First and foremost, the Chicago PMI reading of 58.9 was already expected to drop, but the Bloomberg consensus estimate was expecting the July reading to fall to only 61.0. Reuters had its poll consensus reading pegged at 60.0.
Economists and investors rarely expect economic growth readings to keep ticking higher, but the release showed that this was the lowest level in three months, even if it was the seventh in a row above the 50.0 mark.
According to the ISM, July’s result means sentiment must average 62.2 in August and September for the third quarter to come in flat on the second quarter. It was further noted that the drop in sentiment was broad-based in July across both demand and output.
Specific points in the report were noted as follows:
- New orders fell by 11.6 points to 60.3, the lowest level since February.
- Production fell 6.9 points to 60.8, the lowest since April.
- Order backlogs fell 4.9 points, from June’s 23-year high to 57.9 in July.
- Suppliers/deliveries fell to 61.5 in July from 62.8 in June, its first drop in five months.
- The inventories indicator rose by 3.0 points to 54.9 in July, its highest reading in two months.
- The employment indicator fell another 4.0 points to 52.6, the lowest since March (but marginally above its 12-month average of 52.1).

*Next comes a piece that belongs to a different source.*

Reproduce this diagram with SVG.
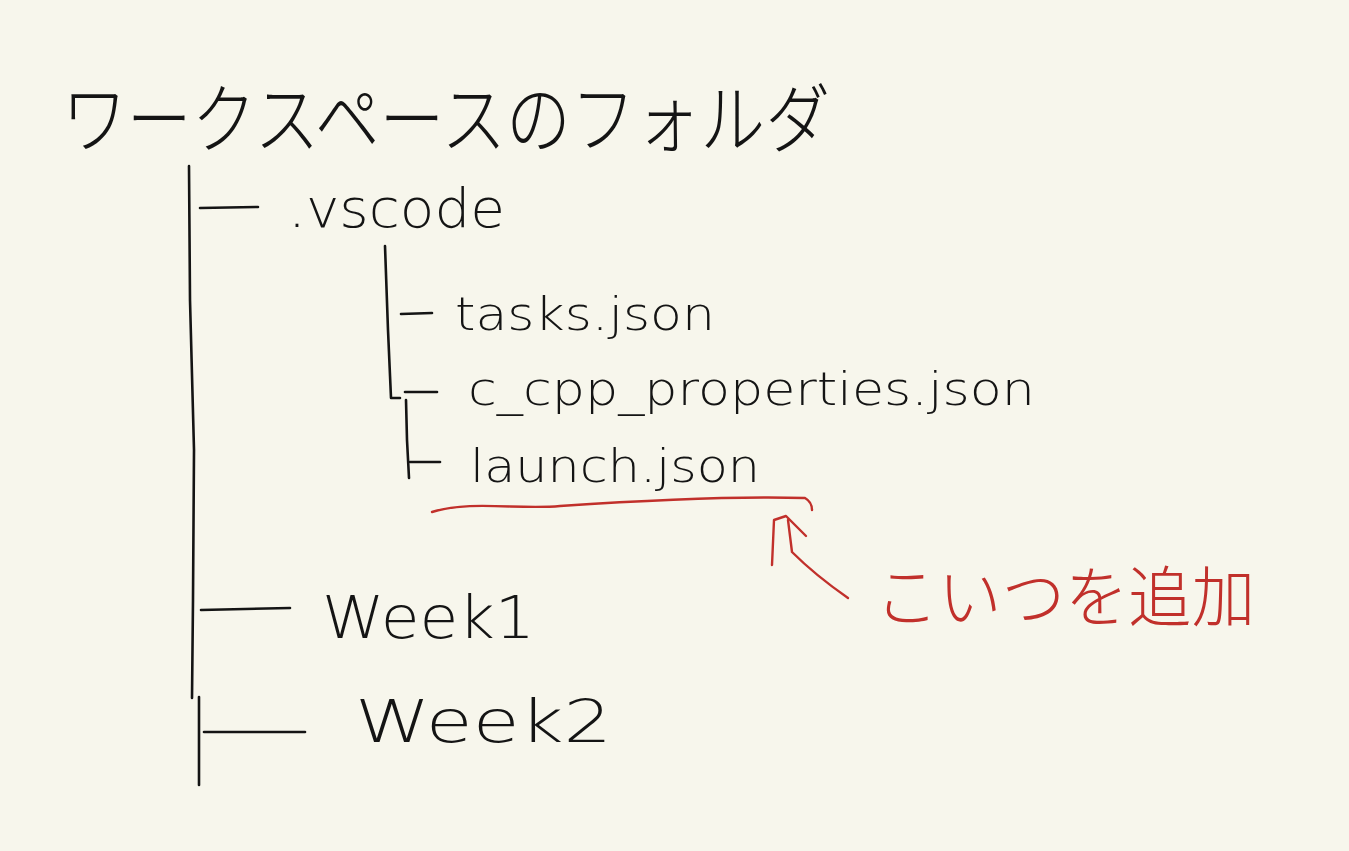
<svg xmlns="http://www.w3.org/2000/svg" width="1349" height="851" viewBox="0 0 1349 851">
<style>
.ink{fill:none;stroke:#141414;stroke-width:2.6;stroke-linecap:round;stroke-linejoin:round}
.red{fill:none;stroke:#c1302b;stroke-width:2.4;stroke-linecap:round;stroke-linejoin:round}
.t{font-family:"DejaVu Sans","Liberation Sans",sans-serif;font-weight:200;fill:#141414}
.jp{font-family:"Noto Sans CJK JP",sans-serif;font-weight:300;fill:#141414}
.jpr{font-family:"Noto Sans CJK JP",sans-serif;font-weight:300;fill:#c1302b}
</style>
<rect width="1349" height="851" fill="#f7f6ec"/>
<g id="connectors">
<path class="ink" d="M189 166 L190 300 L194 450 L193 600 L192 698"/>
<path class="ink" d="M199 697 L199 785"/>
<path class="ink" d="M200 208 L258 207"/>
<path class="ink" d="M385 246 L388 330 L391 398 L400 398"/>
<path class="ink" d="M406 400 L407 440 L409 478"/>
<path class="ink" d="M401 314 L432 313"/>
<path class="ink" d="M405 392 L437 392"/>
<path class="ink" d="M410 462 L440 462"/>
<path class="ink" d="M201 610 L290 608"/>
<path class="ink" d="M204 732 L305 732"/>
</g>
<g id="root">
<text class="jp" x="62" y="147" font-size="76" textLength="768" lengthAdjust="spacingAndGlyphs">ワークスペースのフォルダ</text>
</g>
<g id="vscode">
<text class="t" x="288" y="227" font-size="54" textLength="217" lengthAdjust="spacingAndGlyphs">.vscode</text>
</g>
<g id="tasks">
<text class="t" x="455" y="330" font-size="46" textLength="260" lengthAdjust="spacingAndGlyphs">tasks.json</text>
</g>
<g id="c_cpp_properties">
<text class="t" x="468" y="405" font-size="46" textLength="567" lengthAdjust="spacingAndGlyphs">c_cpp_properties.json</text>
</g>
<g id="launch">
<text class="t" x="470" y="482" font-size="46" textLength="290" lengthAdjust="spacingAndGlyphs">launch.json</text>
</g>
<g id="week1">
<text class="t" x="322" y="638" font-size="58" textLength="213" lengthAdjust="spacingAndGlyphs">Week1</text>
</g>
<g id="week2">
<text class="t" x="355" y="742" font-size="58" textLength="257" lengthAdjust="spacingAndGlyphs">Week2</text>
</g>
<g id="annotation">
<path class="red" d="M432 512 C470 500 520 510 560 506 C650 500 740 496 805 498 Q812 502 812 510"/>
<path class="red" d="M772 565 L774 520 L786 516 L806 536"/>
<path class="red" d="M788 520 L792 552 Q815 575 848 598"/>
<text class="jpr" x="875" y="621" font-size="66" textLength="380" lengthAdjust="spacingAndGlyphs">こいつを追加</text>
</g>
</svg>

It was just last week that we noted how the Fed’s 2.0% to 2.5% inflation target has been more of a cap rather than a floor, with disappointing evidence of inflation to keep supporting higher interest rates. This report, again just for Chicago, contradicts the weaker inflation. The ISM noted that prices had eased in the second quarter but it saw inflationary pressures at the factory level pick up in July. The prices index indicator rose 3.4 points to 60.9 in July, and that was its highest level in three months.
This month’s special question asked firms how wages across their business had changed over the past year. The ISM showed that over 70% of the firms had increased employees’ nominal pay, and only about a quarter had kept wages unchanged. The remaining 3% of firms lowered wages to some extent. The ISM report said:
Of those that afforded wage rises to their employees, just under 40% increased wages by 1% to 2%, with just shy of 30% of firms offering a more generous 3% to 4% hike. Precisely 1.7% of businesses upped nominal wages by 1% while an equal proportion opted for the other extreme, raising wages by 5% to 6%.
While investors know that there is not always a direct correlation between this report and the national readings as a whole, they also have to contend with the notion that this report can be very volatile even if economic fluctuations nationally are not. The Chicago PMI tracks both the manufacturing sector and the nonmanufacturing sector of the Chicago-area economy.